Licensed Vocational Nurse Job Description, Duties and Career Options
Learn about the education and preparation needed to become a licensed vocational nurse. Get a quick view of the requirements as well as details about degree programs, job duties and licensure to find out if this is the career for you.
Working under the supervision of a physician or registered nurse (RN), a licensed vocational nurse (LVN) provides basic bedside care to sick, elderly, convalescent, disabled or injured patients. In every state except Texas and California, an LVN is called a licensed practical nurse (LPN), but the job description is identical. Licensed vocational nurses must earn a high school diploma or its equivalency and complete a practical nursing training program. Once training is completed, they must pass a licensure examination and meet any other requirements to obtain a state license.
|Required Education||Postsecondary certificate|
|Other Requirements||State license|
|Projected Job Growth||25% from 2012-2022*|
|Median Salary (2014)||$42,490 annually*|
Source: *U.S. Bureau of Labor Statistics
Licensed Vocational Nurse Education and Training Requirements
Completion of a practical nursing training program is a requirement to be a licensed vocational nurse. A high school diploma or its equivalent is usually needed to enroll in an LVN training program, although there are programs that will accept students without a diploma. Some high schools also include LVN training programs in their curriculum.

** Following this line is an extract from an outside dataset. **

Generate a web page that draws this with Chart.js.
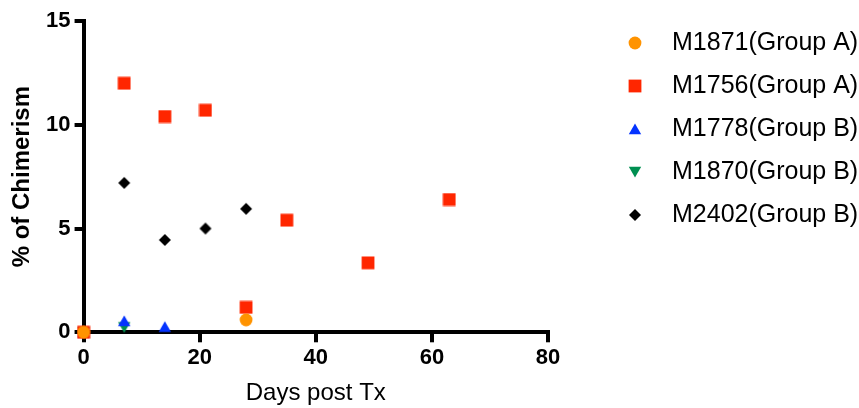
<!DOCTYPE html>
<html>
<head>
<meta charset="utf-8">
<script src="https://cdn.jsdelivr.net/npm/chart.js@4.4.1/dist/chart.umd.min.js"></script>
<style>
    html, body { margin: 0; padding: 0; background: #fff; }
    #wrap { width: 859px; height: 408px; }
</style>
</head>
<body>
<div id="wrap"><canvas id="myChart"></canvas></div>
<script>
const seriesNames = ['M1871(Group A)', 'M1756(Group A)', 'M1778(Group B)', 'M1870(Group B)', 'M2402(Group B)'];
const seriesColors = ['#FF9300', '#FF2600', '#0433FF', '#008F51', '#000000'];
const seriesShapes = ['circle', 'square', 'up', 'down', 'diamond'];

const m1871Days = [0, 28];
const m1871Vals = [0, 0.6];
const m1756Days = [0, 7, 14, 21, 28, 35, 49, 63];
const m1756Vals = [0, 12.0, 10.4, 10.7, 1.2, 5.4, 3.35, 6.4];
const m1778Days = [0, 7, 14];
const m1778Vals = [0, 0.55, 0.27];
const m1870Days = [0, 7];
const m1870Vals = [0, 0.24];
const m2402Days = [0, 7, 14, 21, 28];
const m2402Vals = [0, 7.2, 4.45, 5.0, 5.95];

const xTicks = [0, 20, 40, 60, 80];
const yTicks = [0, 5, 10, 15];

const allDays = [m1871Days, m1756Days, m1778Days, m1870Days, m2402Days];
const allVals = [m1871Vals, m1756Vals, m1778Vals, m1870Vals, m2402Vals];

const FONT = '"Liberation Sans", Arial, sans-serif';

// small marker images so chart and legend use the same glyph size
function makeMarker(shape, color) {
    const c = document.createElement('canvas');
    c.width = 14; c.height = 14;
    const g = c.getContext('2d');
    g.fillStyle = color;
    g.beginPath();
    if (shape === 'circle') {
        g.arc(7, 7, 6.4, 0, Math.PI * 2);
    } else if (shape === 'square') {
        g.rect(0.6, 0.6, 12.8, 12.8);
    } else if (shape === 'up') {
        g.moveTo(7, 1.5); g.lineTo(13.2, 12.3); g.lineTo(0.8, 12.3);
    } else if (shape === 'down') {
        g.moveTo(7, 12.5); g.lineTo(13.2, 1.7); g.lineTo(0.8, 1.7);
    } else {
        g.moveTo(7, 1); g.lineTo(13, 7); g.lineTo(7, 13); g.lineTo(1, 7);
    }
    g.closePath();
    g.fill();
    return c;
}

const datasets = seriesNames.map((name, i) => ({
    label: name,
    data: allDays[i].map((d, j) => ({ x: d, y: allVals[i][j] })),
    pointStyle: makeMarker(seriesShapes[i], seriesColors[i]),
    pointRadius: 6,
    pointHoverRadius: 6,
    backgroundColor: seriesColors[i],
    borderColor: seriesColors[i],
    showLine: false,
    clip: false
}));

const axisGrid = { display: true, drawOnChartArea: false, drawTicks: true, color: '#000', lineWidth: 4 };

new Chart(document.getElementById('myChart'), {
    type: 'scatter',
    data: { datasets: datasets },
    options: {
        responsive: true,
        maintainAspectRatio: false,
        animation: false,
        events: [],
        layout: { padding: { top: 12.5, left: 0, right: 0, bottom: 0 } },
        plugins: {
            tooltip: { enabled: false },
            legend: {
                position: 'right',
                align: 'start',
                maxWidth: 266.5,
                labels: {
                    usePointStyle: true,
                    pointStyleWidth: 49,
                    padding: 18,
                    color: '#000',
                    font: { family: FONT, size: 25 }
                }
            }
        },
        scales: {
            x: {
                type: 'linear',
                min: 0, max: 80,
                afterBuildTicks: s => { s.ticks = xTicks.map(v => ({ value: v })); },
                grid: Object.assign({}, axisGrid, { tickLength: 10 }),
                border: { color: '#000', width: 4 },
                ticks: { color: '#000', padding: 2, font: { family: FONT, size: 22, weight: 'bold' } },
                title: {
                    display: true, text: 'Days post Tx', color: '#000',
                    padding: { top: 6.5, bottom: 0 },
                    font: { family: FONT, size: 24 }
                }
            },
            y: {
                type: 'linear',
                min: 0, max: 15,
                afterBuildTicks: s => { s.ticks = yTicks.map(v => ({ value: v })); },
                grid: Object.assign({}, axisGrid, { tickLength: 9 }),
                border: { color: '#000', width: 4 },
                ticks: { color: '#000', padding: 4, font: { family: FONT, size: 22, weight: 'bold', lineHeight: 1.55 } },
                title: {
                    display: true, text: '% of Chimerism', color: '#000',
                    padding: { top: 7.6, bottom: 5.7 },
                    font: { family: FONT, size: 24, weight: 'bold' }
                }
            },
            gap: {
                type: 'linear',
                position: 'right',
                display: true,
                grid: { display: false },
                border: { display: false },
                ticks: { display: false },
                afterFit: s => { s.width = 44.5; }
            }
        }
    }
});
</script>
</body>
</html>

Licensed vocational nurse programs combine classroom lectures with hands-on training. They typically take one year to complete and may be hosted by a community college, vocational school or hospital. Fundamental nursing concepts are covered, along with such subjects as anatomy, pharmacology, pediatrics, nutrition and courses that relate to patient care. The supervised training part of the program is usually conducted in a hospital, but may take place in other clinical settings.
LVNs must be licensed to practice in their state or jurisdiction. Every United State and the District of Columbia requires that they successfully complete a state-approved nursing program and pass the National Council Licensure Examination for Practical Nurses (NCLEX-PN). The NCLEX-PN is administered by the National Council of State Boards of Nursing (www.ncsbn.org), and is also completed by those seeking the title of LVN. Eligibility for licensing varies by state, so applicants should check with their state board of nursing for complete information.

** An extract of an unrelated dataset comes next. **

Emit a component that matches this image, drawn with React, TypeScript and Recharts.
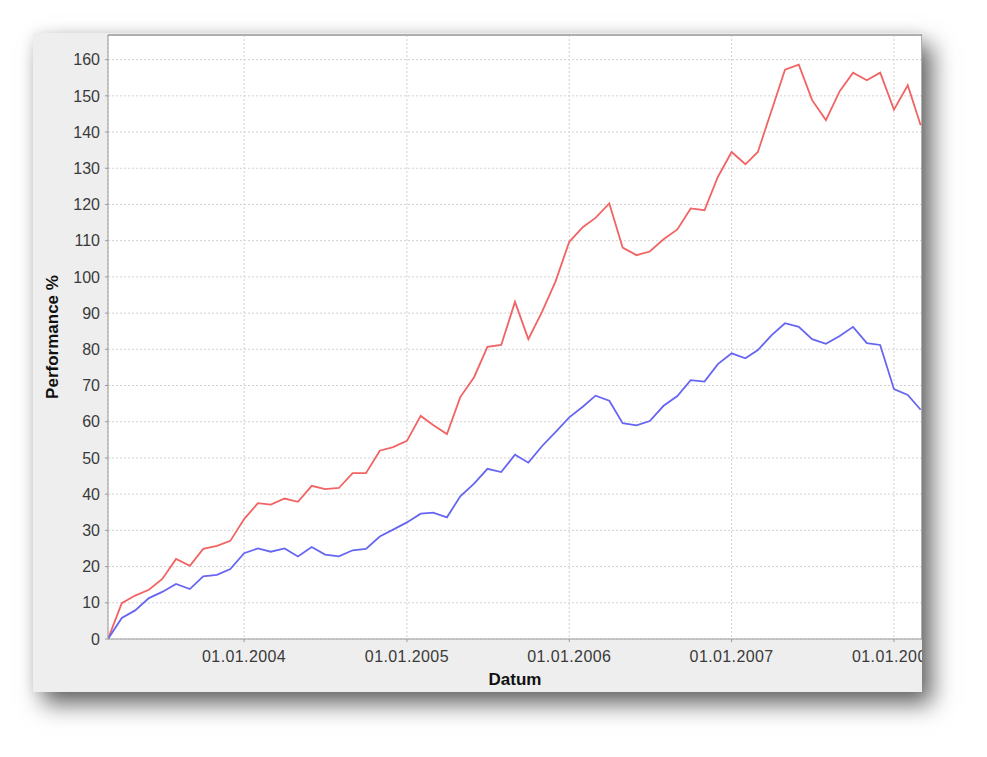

Being a licensed vocational nurse is a demanding occupation. Most work in nursing care facilities or hospitals for 40 hours per week. They staff night, weekend and holiday shifts to accommodate the need for round-the-clock patient care. LVNs are often on their feet for long hours, and must have the strength to support patients to help them walk or stand.

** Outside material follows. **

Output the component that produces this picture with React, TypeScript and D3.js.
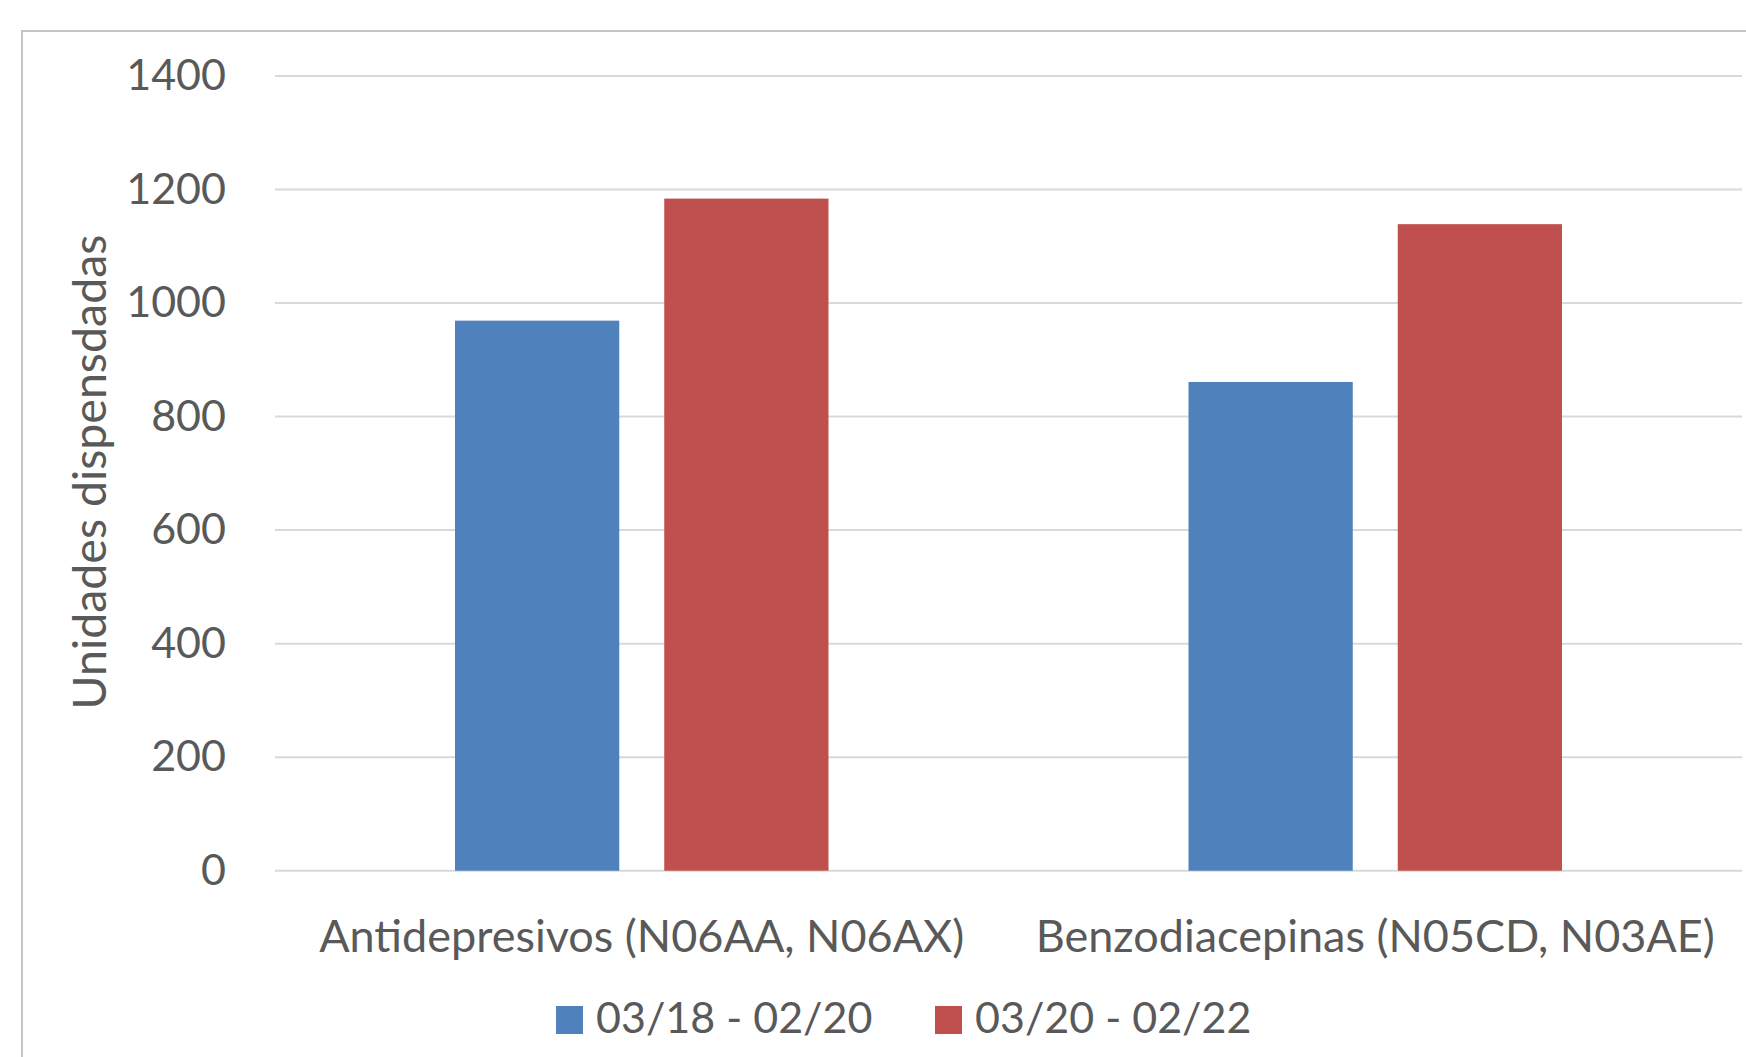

Licensed vocational nurses read vital signs such as pulse, temperature, blood pressure and respiration. They administer injections and enemas, monitor catheters and give massages or alcohol rubs. They may apply dressings, hot water bottles and ice packs. They also help their patients bathe and dress, treat bedsores, empty bedpans and change soiled bed sheets. LVNs may feed patients and record their food consumption, while monitoring the fluids they take in and excrete.
Additional job tasks include watching patients closely and report any signs of treatment complications or adverse medication reactions. In some states, they are permitted to administer medicine and start IVs. Licensed vocational nurses collect samples for testing, help superiors perform advanced medical procedures and complete routine tests by themselves. Some assist in the delivery, care and feeding of infants. Licensed vocational nurses also tend to a patient's comfort, personal hygiene and emotional needs.
A licensed vocational nurse has several options for career advancement once they enter the field. In nursing homes and other structured health care settings, LVNs can advance to the position of charge nurse and begin supervising nursing aides and other licensed vocational nurses. They may earn credentials to work in such specialized areas as gerontology, long-term care, pharmacology and IV therapy. Or an LVN may choose to enroll in a training program designed for licensed vocational nurses who wish to become registered nurses.
According to the U.S. Bureau of Labor Statistics (BLS), nursing education is an ongoing process for most licensed vocational nurses. Many states and employers require that licensed vocational nurses take continuing education credits at frequent intervals throughout their careers (www.bls.gov).